The judge found the appellant guilty of Count 3.
Findings and conclusions in relation to Count 4
Having set out the allegation the subject of Count 4, the trial judge observed that the prosecution case in respect of this count again relied upon the evidence of Mr Komninos.
The judge accepted the evidence of Mr Komninos, supported by the documentary evidence, and found beyond reasonable doubt, that he made seven transfers of $10,000 each to the accused’s bank account between 18 February and 7 March 2016. The judge was satisfied beyond reasonable doubt that the appellant thereby obtained a financial advantage of $70,000.[23]
[23] Reasons at [571].
The judge then referred to Mr Komninos’ evidence as to the “several different occasions when he either met with or spoke to the accused before transferring him any part of the $70,000, to explain why he transferred this money to the accused”.[24] The judge went on to refer to Mr Komninos’ evidence as to his discussions with the appellant on 19 January, 28 January, 3 February and 17 February – summarised earlier in these reasons – and accepted his evidence in relation to these conversations, and in particular his linking of the contributions to their use for development costs.[25]
[24] Reasons at [572].
[25] Reasons at [573]-[586].
The judge referred to the gap between the fourth and fifth payments of $10,000, concluding that the delay was irrelevant:
[587]There was nine days between the fourth transfer of $10,000 to the accused on 23 February 2016 and the fifth transfer of $10,000 made on 3 March 2016. I accept the evidence of Mr Komninos that after making the fourth transfer, he was getting cold feet, but that he was comforted after speaking with the accused [on 1 March 2016] and being reassured the development was proceeding. The delay in the payment of the final $30,000 is irrelevant, in my view, in determining whether the alleged representation was made by the accused.
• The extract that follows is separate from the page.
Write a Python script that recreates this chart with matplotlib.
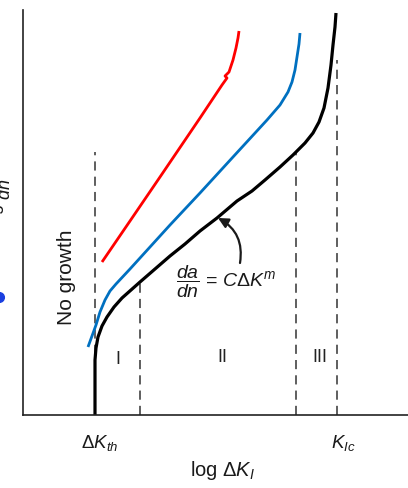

The judge set out her conclusions in relation to the representation made by the appellant:
[588]I have carefully considered all of Mr Komninos’ evidence. I am satisfied that in his various discussions with Mr Komninos between 19 January 2016 and 1 March 2016, the accused represented to Mr Komninos that the development was going to be a much more substantial development, which would involve significant upfront costs, including costs to change the design to suit the Development Approval Commission.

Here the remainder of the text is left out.